Opportunities for AD
On 9 January 2025, before SFI closure, the Government announced farming reforms for profitability and food security. After SFI closure, farmers keep measures including monitoring public food purchasing, streamlining planning, supporting renewable energy diversification, ensuring fair contracts, and maintaining trade standards. Farmers still must balance sustainability with profitability despite losing SFI. AD offers a practical solution addressing both environmental and financial challenges, emerging as a cost-effective solution to challenges created by the sudden SFI termination.
- Alternative Income Stream: AD offers farmers an income diversification opportunity to replace revenue lost from the SFI closure. Unlike government schemes which are subject to policy changes, AD can provide stable, long-term revenue streams through waste management and energy production.
- Environmental Goals: For farmers committed to sustainable agricultural practices, AD provides a way to maintain environmental commitments despite the SFI closure. AD facilities can be upgraded to capture both methane and CO2, converting these greenhouse gases into valuable outputs including energy, heat, and new marketable commodities that contribute significantly to the circular economy. AD can offer a practical and cost-effective way for farmers to continue their sustainability pursuits while simultaneously generating income. AD can also deliver atmospheric carbon removals that align with the government’s stated environmental goals which are to reduce carbon emissions by 50% to 203.2t by 2028, 78% to 89.4t by 2035, achieve 100% carbon reduction to Net Zero by 2040, and reach net zero by 2050.
- Supply Chain: One of the most compelling aspects of AD is its ability to process agricultural waste while producing valuable biofertiliser as a byproduct.

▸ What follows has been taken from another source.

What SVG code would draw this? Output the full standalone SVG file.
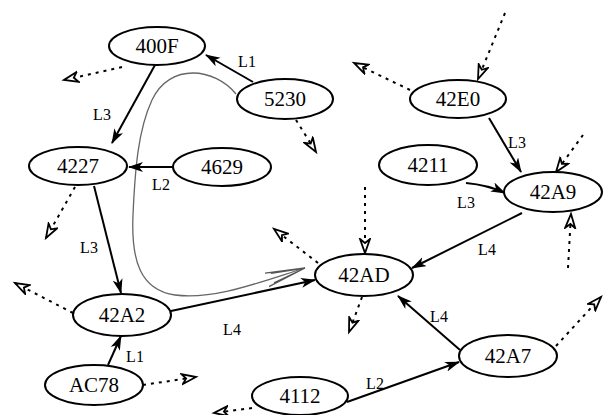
<svg xmlns="http://www.w3.org/2000/svg" width="605" height="415" viewBox="0 0 605 415">
<style>
.node ellipse{fill:#fff;stroke:#000;stroke-width:2}
.node text{font-family:"Liberation Serif","Times New Roman",serif;font-size:21px;fill:#000;text-anchor:middle}
.solid{stroke:#000;stroke-width:2;fill:none;marker-end:url(#fa)}
.dot{stroke:#000;stroke-width:2;fill:none;stroke-dasharray:3,5;marker-end:url(#oa)}
.curve{stroke:#666;stroke-width:1.3;fill:none;marker-end:url(#ca)}
.lbl{font-family:"Liberation Serif","Times New Roman",serif;font-size:16px;fill:#000;text-anchor:middle}
</style>
<defs>
<marker id="fa" markerUnits="userSpaceOnUse" markerWidth="16" markerHeight="12" refX="14" refY="5" orient="auto">
<path d="M0,0 L15,5 L0,10 L4,5 z" fill="#000"/>
</marker>
<marker id="oa" markerUnits="userSpaceOnUse" markerWidth="18" markerHeight="14" refX="15" refY="6" orient="auto">
<path d="M1,1 L15,6 L1,11 L5,6 z" fill="#fff" stroke="#000" stroke-width="1.8"/>
</marker>
<marker id="ca" markerUnits="userSpaceOnUse" markerWidth="44" markerHeight="20" refX="40" refY="8" orient="auto">
<path d="M0,1 L40,8 L0,15 M6,3 L40,8 M6,13 L40,8" fill="none" stroke="#555" stroke-width="1.3"/>
</marker>
</defs>
<g id="connectors">
<path class="curve" d="M236,94 C215,68 170,62 152,100 C138,130 135,170 133,215 C131,260 140,290 175,295 C215,300 260,282 305,268"/>
<path class="solid" d="M253,82 L206,55"/>
<path class="solid" d="M155,65 L112,143"/>
<path class="solid" d="M173,167 L129,167"/>
<path class="solid" d="M94,186 L121,293"/>
<path class="solid" d="M108,365 L121,336"/>
<path class="solid" d="M171,311 L315,280"/>
<path class="solid" d="M489,118 L521,172"/>
<path class="solid" d="M466,183 Q488,185 505,193"/>
<path class="solid" d="M522,213 L412,268"/>
<path class="solid" d="M460,350 L398,296"/>
<path class="solid" d="M347,402 L459,362"/>
<path class="dot" d="M122,67 L64,80"/>
<path class="dot" d="M296,120 L316,152"/>
<path class="dot" d="M505,13 L478,79"/>
<path class="dot" d="M410,90 L354,63"/>
<path class="dot" d="M583,135 L556,172"/>
<path class="dot" d="M568,268 L571,214"/>
<path class="dot" d="M75,187 L46,238"/>
<path class="dot" d="M365,187 L365,253"/>
<path class="dot" d="M318,263 L274,229"/>
<path class="dot" d="M362,297 L349,332"/>
<path class="dot" d="M73,313 L15,283"/>
<path class="dot" d="M143,385 L196,377"/>
<path class="dot" d="M252,408 L214,413"/>
<path class="dot" d="M556,346 L601,297"/>
<text class="lbl" x="247" y="67">L1</text>
<text class="lbl" x="102" y="120">L3</text>
<text class="lbl" x="161" y="190">L2</text>
<text class="lbl" x="89" y="253">L3</text>
<text class="lbl" x="135" y="362">L1</text>
<text class="lbl" x="232" y="335">L4</text>
<text class="lbl" x="517" y="148">L3</text>
<text class="lbl" x="466" y="208">L3</text>
<text class="lbl" x="487" y="255">L4</text>
<text class="lbl" x="439" y="322">L4</text>
<text class="lbl" x="375" y="389">L2</text>
</g>
<g id="n400F" class="node"><ellipse cx="157" cy="46" rx="48" ry="19"/><text x="157" y="53">400F</text></g>
<g id="n5230" class="node"><ellipse cx="285" cy="99" rx="48" ry="20"/><text x="285" y="106">5230</text></g>
<g id="n4227" class="node"><ellipse cx="78" cy="166" rx="49" ry="19"/><text x="78" y="173">4227</text></g>
<g id="n4629" class="node"><ellipse cx="222" cy="167" rx="49" ry="19"/><text x="222" y="174">4629</text></g>
<g id="n42E0" class="node"><ellipse cx="458" cy="99" rx="48" ry="19"/><text x="458" y="106">42E0</text></g>
<g id="n4211" class="node"><ellipse cx="428" cy="165" rx="49" ry="20"/><text x="428" y="172">4211</text></g>
<g id="n42A9" class="node"><ellipse cx="553" cy="192" rx="49" ry="20"/><text x="553" y="199">42A9</text></g>
<g id="n42AD" class="node"><ellipse cx="364" cy="275" rx="49" ry="21"/><text x="364" y="282">42AD</text></g>
<g id="n42A2" class="node"><ellipse cx="122" cy="315" rx="49" ry="21"/><text x="122" y="322">42A2</text></g>
<g id="nAC78" class="node"><ellipse cx="94" cy="385" rx="49" ry="20"/><text x="94" y="392">AC78</text></g>
<g id="n4112" class="node"><ellipse cx="300" cy="396" rx="48" ry="19"/><text x="300" y="403">4112</text></g>
<g id="n42A7" class="node"><ellipse cx="508" cy="356" rx="49" ry="21"/><text x="508" y="363">42A7</text></g>
</svg>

This agricultural system enhances farm sustainability while reducing input costs. The integration of AD into farming operations directly reduces dependence on external suppliers (e.g. synthetic fertiliser) and creating additional value from materials that would otherwise be considered waste.

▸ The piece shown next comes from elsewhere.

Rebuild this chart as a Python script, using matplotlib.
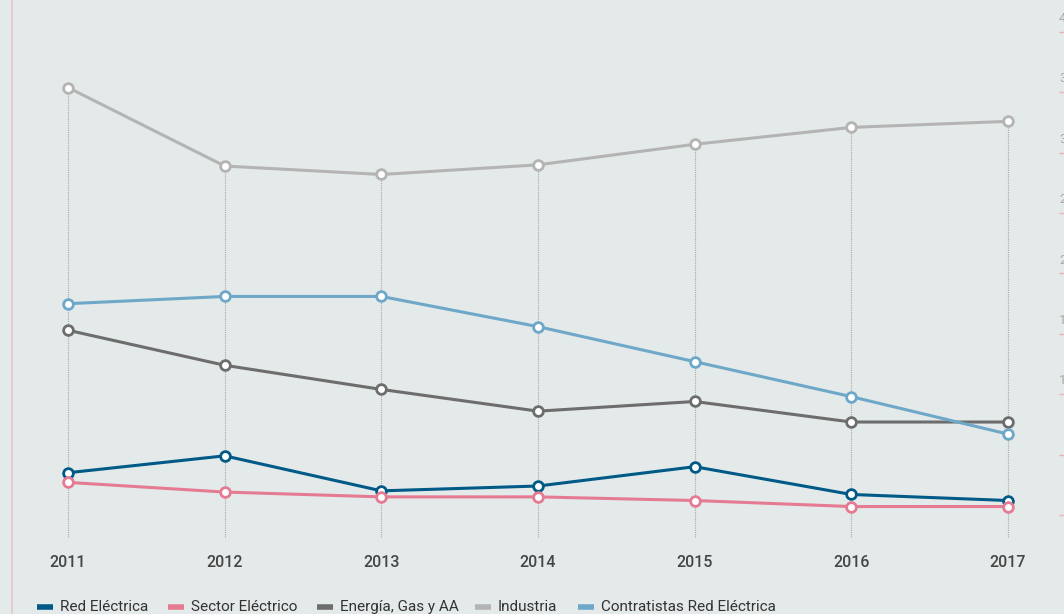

- Investment in AD: Under the New Deal, with £110 million allocated for the Farming Innovation Programme, there are significant opportunities to secure fundings for AD technology under the “agri-technology for farmers” initiative. The Farming Equipment and Technology Fund could potentially support AD equipment purchases up to £25,000, making the initial capital investment more accessible for farmers of all sizes.
- Regional Collaboration: Larger AD plants offer economies of scale that can benefit multiple farming operations, creating opportunities for community-based solutions to waste management and energy production. Farmer cooperatives or joint venture centred around common AD facilities could distribute both the costs and benefits across multiple businesses, making the technology more accessible to smaller operations. This approach aligns perfectly with the government’s focus on “rural economic growth” by creating additional jobs and strengthening local agricultural economies.

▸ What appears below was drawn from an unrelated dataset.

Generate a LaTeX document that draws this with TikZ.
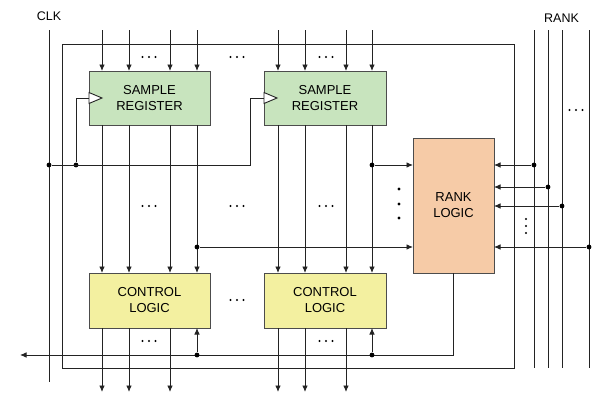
\documentclass[tikz,border=0pt]{standalone}
\usepackage{fontspec}
\setmainfont{Liberation Sans}
\usetikzlibrary{arrows.meta}
\usetikzlibrary{positioning}
\definecolor{regGreen}{RGB}{200,228,190}
\definecolor{rankPeach}{RGB}{246,203,167}
\definecolor{ctrlYellow}{RGB}{243,240,160}
\definecolor{wireGray}{RGB}{35,35,35}

\tikzset{
  block/.style={draw=black!70, line width=1pt, inner sep=0pt, outer sep=0pt,
    align=center, font=\fontsize{13}{16}\selectfont},
  wire/.style={draw=wireGray, line width=0.9pt},
  bus/.style={wire, -{Latex[length=6.5pt,width=5.5pt]}},
  junc/.style={circle, fill=black, inner sep=0pt, minimum size=4.8pt},
  lbl/.style={font=\fontsize{12.5}{15}\selectfont},
  hdots/.pic={\foreach \d in {-6.5,0,6.5} \fill (\d,0) circle (1.1pt);},
}

\begin{document}
\begin{tikzpicture}[x=1pt,y=-1pt]
            \useasboundingbox (0,0) rectangle (592,394);
            
            % Blocks
            \node[block, fill=regGreen, minimum width=121pt, minimum height=54pt] (sr1) at (149.5,98) {SAMPLE\\REGISTER};
            \node[block, fill=regGreen, minimum width=122pt, minimum height=54pt] (sr2) at (325,98) {SAMPLE\\REGISTER};
            \node[block, fill=ctrlYellow, minimum width=121pt, minimum height=55pt] (cl1) at (149.5,300.5) {CONTROL\\LOGIC};
            \node[block, fill=ctrlYellow, minimum width=122pt, minimum height=55pt] (cl2) at (325,300.5) {CONTROL\\LOGIC};
            \node[block, fill=rankPeach, minimum width=81pt, minimum height=135pt] (rank) at (453.5,205.5) {RANK\\LOGIC};
            
            % Outer loop
            \draw[wire] (62,44) rectangle (514,368);
            
            % CLK and RANK lines
            \node[lbl] (clkLbl) at (49,16.5) {CLK};
            \node[lbl] (rankLbl) at (561.5,18) {RANK};
            \coordinate (clkTop) at (49,30);
            \coordinate (clkBot) at (49,382);
            \draw[wire] (clkTop) -- (clkBot);
            \foreach \x [count=\i] in {534,548,562,589} {
              \coordinate (rkTop\i) at (\x,30);
              \coordinate (rkBot\i) at (\x,368);
              \draw[wire] (rkTop\i) -- (rkBot\i);
            }
            
            % Clock distribution
            \node[junc] (ck1) at (49,165) {};
            \node[junc] (ck2) at (76,165) {};
            \coordinate (ck3) at (250,165);
            \draw[wire] (ck1) -- (ck3) |- (sr2.west);
            \draw[wire] (ck2) |- (sr1.west);
            \foreach \b in {sr1,sr2}
              \draw[wire, fill=white, line join=miter] ([yshift=5.5pt]\b.west) -- ([xshift=13pt]\b.west) -- ([yshift=-5.5pt]\b.west) -- cycle;
            
            % Data buses
            \foreach \x [count=\i] in {102,129,170,197} {
              \coordinate (inA\i) at (\x,30);
              \draw[bus] (inA\i) -- (inA\i |- sr1.north);
              \draw[bus] (inA\i |- sr1.south) -- (inA\i |- cl1.north);
            }
            \foreach \x [count=\i] in {278,305,346,372} {
              \coordinate (inB\i) at (\x,30);
              \draw[bus] (inB\i) -- (inB\i |- sr2.north);
              \draw[bus] (inB\i |- sr2.south) -- (inB\i |- cl2.north);
            }
            \foreach \x [count=\i] in {102,129,170} {
              \coordinate (outA\i) at (\x,392);
              \draw[bus] (outA\i |- cl1.south) -- (outA\i);
            }
            \foreach \x [count=\i] in {278,305,346} {
              \coordinate (outB\i) at (\x,392);
              \draw[bus] (outB\i |- cl2.south) -- (outB\i);
            }
            
            % Rank logic inputs
            \node[junc] (tapB) at (372,165) {};
            \node[junc] (tapA) at (197,247) {};
            \draw[bus] (tapB) -- (tapB -| rank.west);
            \draw[bus] (tapA) -- (tapA -| rank.west);
            \node[junc] (rk1) at (534,165) {};
            \node[junc] (rk2) at (548,187) {};
            \node[junc] (rk3) at (562,206) {};
            \node[junc] (rk4) at (589,247) {};
            \foreach \j in {rk1,rk2,rk3,rk4}
              \draw[bus] (\j) -- (\j -| rank.east);
            
            % Rank logic output back to control logic
            \coordinate (rankOut) at (20,355);
            \draw[bus] (rank.south) |- (rankOut);
            \node[junc] (fbA) at (197,355) {};
            \node[junc] (fbB) at (372,355) {};
            \draw[bus] (fbA) -- (fbA |- cl1.south);
            \draw[bus] (fbB) -- (fbB |- cl2.south);
            
            % Dots
            \foreach \p in {(149,57),(237,57),(326,57),(149,206),(237,206),(326,206),(237,300),(149,341),(326,341),(576,110)}
              \pic at \p {hdots};
            \foreach \y in {189,204,218} \fill (399,\y) circle (1.7pt);
            \foreach \y in {219,226,233} \fill (526,\y) circle (1.1pt);
            
            \end{tikzpicture}
\end{document}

- Food Security: The digestate produced through AD processes can effectively replace synthetic fertilisers, supporting the government’s “cast iron commitment to food security” by reducing reliance on imported agricultural inputs. This reduces exposure to international supply chain disruptions and price volatility, improving overall farm resilience.
Recommendations for Policy Improvement
We propose the following policy recommendations to address immediate concerns and strengthen future approaches to sustainable farming support.
- Fairness: The current “first-come, first-served” approach to SFI funding has created a system which disproportionately benefits larger farming operations with greater administrative resources and capacity. Many smaller farms simply lack the staff, expertise, and time needed to rapidly prepare complex scheme applications, putting them at a structural disadvantage in accessing support. Future changes to agricultural support schemes should incorporate allocation mechanisms that ensure a more equitable distribution of funding across farm sizes and types. We recommend implementing standardised contracts, cooperative structures, approval in principle, technical assistance, transparent database, regulatory clarity, knowledge exchange, and capacity building to level the playing field and ensure fairness for small and medium-sized farms.
- Reform Rather Than Replace: As the saying goes, “If it isn’t broken, don’t fix it.” While improvements to the SFI scheme are certainly possible, completely uprooting the existing framework creates unnecessary disruption, uncertainty, and inefficiency. Farmers and advisors have already invested significant time in understanding and engaging with the current system, and this institutional knowledge will be wasted if an entirely new scheme is developed. A more pragmatic approach would be to modify and enhance the current framework, building on aspects that have worked well while addressing identified shortcomings. This evolutionary rather than revolutionary approach would minimise disruption to farm businesses while still allowing for necessary improvements. This could be done on an annual basis using guidance evolution as with many other UK government policies.
- Interim Support: Given the unexpected SFI closure and the uncertain timeline for its replacement, immediate attention should be given to implementing transitional funding mechanisms for farmers caught in the gap between schemes. This is particularly important for those who had made business decisions based on anticipated SFI income that is now unavailable. One particularly promising approach would be to prioritise AD development grants for farmers who missed the SFI application. This would serve the dual purpose of supporting farm businesses while advancing broader environmental and energy security objectives.
- AD as a Strategic Solution: The government should develop a targeted programme to help farmers invest in AD technology as one element of the direct response to the SFI closure. AD represents a unique opportunity to address multiple policy objectives simultaneously which will enhance farm income, reducing emissions, managing waste, implementing sustainable agriculture, and generating renewable energy. To maximise accessibility, regional AD hubs could be created to serve clusters of smaller farms that would be unable to individually fund such facilities. This cooperative approach would ensure that the benefits of AD technology are not limited to only the largest farming operations. AD can foster partnerships with local farmers to create a circular economy. On-farm AD plants can process crops and manure into biogas whilst utilising the heat from digesters to dry crops or provide energy for other farming operations.
Streamlining planning and grid connection processes specifically for farm-based AD installations would remove significant barriers to adoption. By implementing these recommendations, the government could address the immediate challenges created by the SFI closure while laying the groundwork for a more effective, equitable and resilient approach to supporting sustainable farming practices across England.
The sudden closure of SFI creates significant risks for farmers but also opens space for alternative approaches like AD that can deliver both environmental and economic benefits while aligning with the government’s stated priorities for farming, renewable energy, and rural economic development.